A Plea for Written Stipulations
July 6, 2016 § Leave a comment
Nearly 43 years removed from law school, there is not a whole lot from that experience that remains firmly implanted in my brain (I finally got over the PTSD a couple of years ago). Most of what I know of the law I have learned in the practice.
One glaring exception is the sage admonishment of N.S. “Soggy” Sweat, our Trial Practice professor, to “Always, always reduce a stipulation to writing.”
Am I the only one who remembers that? It would appear so, because I seldom see written stipulations. I could almost say I never see them, but I am sure it has happened once or twice in my span in the law.
So why go to the trouble?
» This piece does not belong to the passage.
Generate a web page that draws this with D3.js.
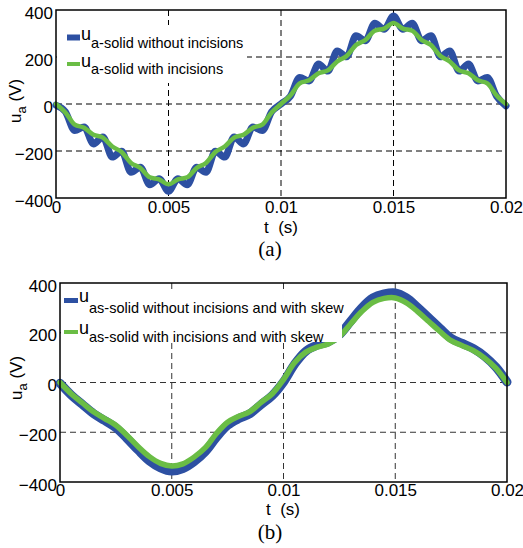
<!DOCTYPE html>
<html>
<head>
<meta charset="utf-8" />
<title>u_a waveforms</title>
<script src="https://d3js.org/d3.v7.min.js"></script>
<style>
  body { margin: 0; background: white; }
  text { font-family: "Liberation Sans", Arial, sans-serif; fill: black; }
  .caption { font-family: "Liberation Serif", "Times New Roman", serif; }
</style>
</head>
<body>
<svg id="viz"></svg>
<script>

// ---- data ----
// panel (a): samples at the ripple extrema (s)
var timeA = [0, 0.000417, 0.000833, 0.00125, 0.001667, 0.002083, 0.0025, 0.002917, 0.003333, 0.00375,
  0.004167, 0.004583, 0.005, 0.005417, 0.005833, 0.00625, 0.006667, 0.007083, 0.0075, 0.007917,
  0.008333, 0.00875, 0.009167, 0.009583, 0.01, 0.010417, 0.010833, 0.01125, 0.011667, 0.012083,
  0.0125, 0.012917, 0.013333, 0.01375, 0.014167, 0.014583, 0.015, 0.015417, 0.015833, 0.01625,
  0.016667, 0.017083, 0.0175, 0.017917, 0.018333, 0.01875, 0.019167, 0.019583, 0.02];
var solidNoIncisions = [-5, -33, -113, -98, -170, -140, -226, -201, -290, -269, -344, -318, -372, -318, -344, -269, -290, -201, -226, -140, -170, -98, -113, -33, 0,
  33, 113, 98, 170, 140, 226, 201, 290, 269, 344, 318, 374, 318, 344, 269, 290, 201, 226, 140, 170, 98, 113, 33, -8];
var solidIncisions = [0, -36, -88, -101, -131, -143, -181, -204, -251, -272, -312, -321, -342, -321, -312, -272, -251, -204, -181, -143, -131, -101, -88, -36, 0,
  36, 88, 101, 131, 143, 181, 204, 251, 272, 312, 321, 345, 321, 312, 272, 251, 204, 181, 143, 131, 101, 88, 36, 0];

// panel (b): skewed rotor, every 0.5 ms
var timeB = [0, 0.0005, 0.001, 0.0015, 0.002, 0.0025, 0.003, 0.0035, 0.004, 0.0045, 0.005,
  0.0055, 0.006, 0.0065, 0.007, 0.0075, 0.008, 0.0085, 0.009, 0.0095, 0.01,
  0.0105, 0.011, 0.0115, 0.012, 0.0125, 0.013, 0.0135, 0.014, 0.0145, 0.015,
  0.0155, 0.016, 0.0165, 0.017, 0.0175, 0.018, 0.0185, 0.019, 0.0195, 0.02];
var skewNoIncisions = [-3, -50, -88, -125, -153, -182, -225, -272, -315, -343, -356, -346, -318, -278, -220, -172, -145, -125, -88, -52, 2,
  74, 126, 150, 163, 192, 246, 300, 340, 356, 360, 340, 302, 260, 218, 178, 157, 136, 105, 62, 2];
var skewIncisions = [0, -45, -82, -118, -145, -172, -213, -258, -298, -325, -336, -327, -300, -262, -205, -160, -136, -117, -80, -45, 12,
  80, 122, 142, 155, 184, 235, 285, 322, 338, 340, 320, 285, 245, 205, 168, 148, 128, 98, 58, 0];

var xTicks = [0, 0.005, 0.01, 0.015, 0.02];
var xTickLabels = ["0", "0.005", "0.01", "0.015", "0.02"];
var yTicks = [-400, -200, 0, 200, 400];
var gridX = [0.005, 0.01, 0.015];
var gridY = [-200, 0, 200];
var legendA = ["a-solid without incisions", "a-solid with incisions"];
var legendB = ["as-solid without incisions and with skew", "as-solid with incisions and with skew"];

var blue = "#2d50a2", green = "#6abd45";

var svg = d3.select("#viz").attr("width", 523).attr("height", 548);

function drawPanel(p) {
  var g = svg.append("g");
  var x = d3.scaleLinear().domain([0, 0.02]).range([p.left, p.right]);
  var y = d3.scaleLinear().domain([-400, 400]).range([p.bottom, p.top]);

  // dashed grid
  g.selectAll(".gx").data(gridX).enter().append("line")
    .attr("x1", d => x(d)).attr("x2", d => x(d))
    .attr("y1", p.top).attr("y2", p.bottom)
    .attr("stroke", p.gridColor).attr("stroke-dasharray", "6,4");
  g.selectAll(".gy").data(gridY).enter().append("line")
    .attr("x1", p.left).attr("x2", p.right)
    .attr("y1", d => y(d)).attr("y2", d => y(d))
    .attr("stroke", p.gridColor).attr("stroke-dasharray", "6,4");

  // tick labels
  g.append("g").attr("transform", "translate(0," + p.bottom + ")")
    .call(d3.axisBottom(x).tickValues(xTicks).tickFormat((d, i) => xTickLabels[i]).tickSize(0).tickPadding(p.xPad))
    .call(a => a.select(".domain").remove())
    .attr("font-size", 17).attr("font-family", "Liberation Sans, Arial, sans-serif");
  g.append("g").attr("transform", "translate(" + p.left + ",0)")
    .call(d3.axisLeft(y).tickValues(yTicks).tickSize(0).tickPadding(3))
    .call(a => a.select(".domain").remove())
    .call(a => a.selectAll("text").attr("dy", "0.48em"))
    .attr("font-size", 17).attr("font-family", "Liberation Sans, Arial, sans-serif");

  // curves
  var line = d3.line().x((d, i) => x(p.time[i])).y(d => y(d)).curve(p.curve);
  g.append("path").datum(p.blueData).attr("d", line)
    .attr("fill", "none").attr("stroke", blue).attr("stroke-width", p.blueWidth)
    .attr("stroke-linejoin", "round").attr("stroke-linecap", "round");
  g.append("path").datum(p.greenData).attr("d", line)
    .attr("fill", "none").attr("stroke", green).attr("stroke-width", p.greenWidth)
    .attr("stroke-linejoin", "round").attr("stroke-linecap", "round");

  // legend
  var L = p.legend;
  g.append("rect").attr("x", L.x).attr("y", L.y).attr("width", L.w).attr("height", L.h).attr("fill", "white");
  [blue, green].forEach(function(c, i) {
    var e = L.entries[i];
    g.append("line").attr("x1", L.sx1).attr("x2", L.sx2).attr("y1", e.sy).attr("y2", e.sy)
      .attr("stroke", c).attr("stroke-width", e.sw);
    var t = g.append("text").attr("x", L.ux).attr("y", e.uy);
    t.append("tspan").attr("font-size", 18).text("u");
    t.append("tspan").attr("dy", e.suby - e.uy)
      .attr("font-size", L.subSize).text(p.labels[i]);
  });

  // frame
  g.append("rect").attr("x", p.left).attr("y", p.top)
    .attr("width", p.right - p.left).attr("height", p.bottom - p.top)
    .attr("fill", "none").attr("stroke", "black").attr("stroke-width", 1.5);

  // axis titles
  var yl = g.append("text").attr("transform", "translate(" + p.ylx + "," + p.yly + ") rotate(-90)")
    .attr("text-anchor", "middle").attr("font-size", 17);
  yl.append("tspan").text("u");
  yl.append("tspan").attr("dy", 5).attr("font-size", 13).text("a");
  yl.append("tspan").attr("dy", -5).text("\u00a0(V)");

  g.append("text").attr("x", p.xlx).attr("y", p.xly).attr("text-anchor", "middle")
    .attr("font-size", 17).text("t\u00a0\u00a0(s)");

  g.append("text").attr("class", "caption").attr("x", p.capx).attr("y", p.capy)
    .attr("text-anchor", "middle").attr("font-size", 21).text(p.caption);
}

drawPanel({
  left: 56, right: 506, top: 10, bottom: 198, gridColor: "#000", xPad: 3,
  time: timeA, blueData: solidNoIncisions, greenData: solidIncisions,
  curve: d3.curveMonotoneX, blueWidth: 7, greenWidth: 4.5,
  labels: legendA,
  legend: { x: 57, y: 25, w: 190, h: 58, sx1: 67, sx2: 80, ux: 81, subSize: 14.5,
    entries: [{ sy: 37.5, sw: 6, uy: 40, suby: 48 }, { sy: 64, sw: 4, uy: 67, suby: 74 }] },
  ylx: 21, yly: 101, xlx: 281, xly: 233, capx: 270, capy: 256, caption: "(a)"
});

drawPanel({
  left: 60, right: 507, top: 283, bottom: 482, gridColor: "#333", xPad: 2,
  time: timeB, blueData: skewNoIncisions, greenData: skewIncisions,
  curve: d3.curveCatmullRom, blueWidth: 9, greenWidth: 5.5,
  labels: legendB,
  legend: { x: 61, y: 290, w: 281, h: 52, sx1: 64, sx2: 78, ux: 79, subSize: 14.5,
    entries: [{ sy: 300.5, sw: 5, uy: 302, suby: 313 }, { sy: 332, sw: 4, uy: 334, suby: 342 }] },
  ylx: 22, yly: 378, xlx: 283, xly: 515, capx: 270, capy: 539, caption: "(b)"
});

</script>
</body>
</html>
Here are only a few scenarios of many, many failures:
- After Lawyer A has laboriously announced the stipulation, Lawyer B says something like, “We did not agree to that specific visitation, judge, and we did not agree to the tax exemption.” Back to the drawing board.
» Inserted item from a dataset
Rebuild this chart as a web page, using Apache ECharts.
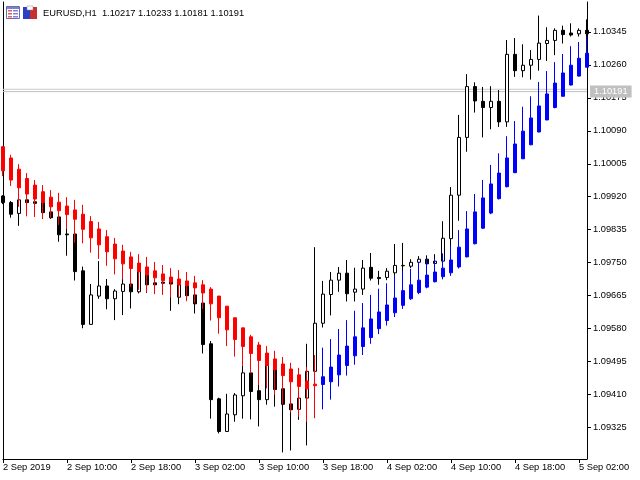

- Or Lawyer B wants to renegotiate parts of the attempted stipulation right there on the record.
- Or the announcement is made without objection, but when it comes time to draft the judgment based on it, there is a complete failure of meeting of the minds on what was actually intended by the imprecise language used in the announcement.
- Or the announcement is made, and the parties agree to its imprecise terms. Less than a year later they are right back in court fighting over their difference in opinion about what was intended.
When you write down the agreement, the terms are there for all to see. The document can be admitted into evidence, and it can be enforced according to its terms. There is usually greater precision in a writing because people tend to take greater care in what they reduce to writing. When we hear words spoken, we tend to add our own interpretation to them as they are said; we fill in the gaps and assume meaning that may not be included in the words used.
It takes more time and trouble, but I urge you to reduce your stipulations to writing. It can avoid a nasty experience for you and your client, and it will make it far more likely, if not assure, that you get precisely that to which you agreed.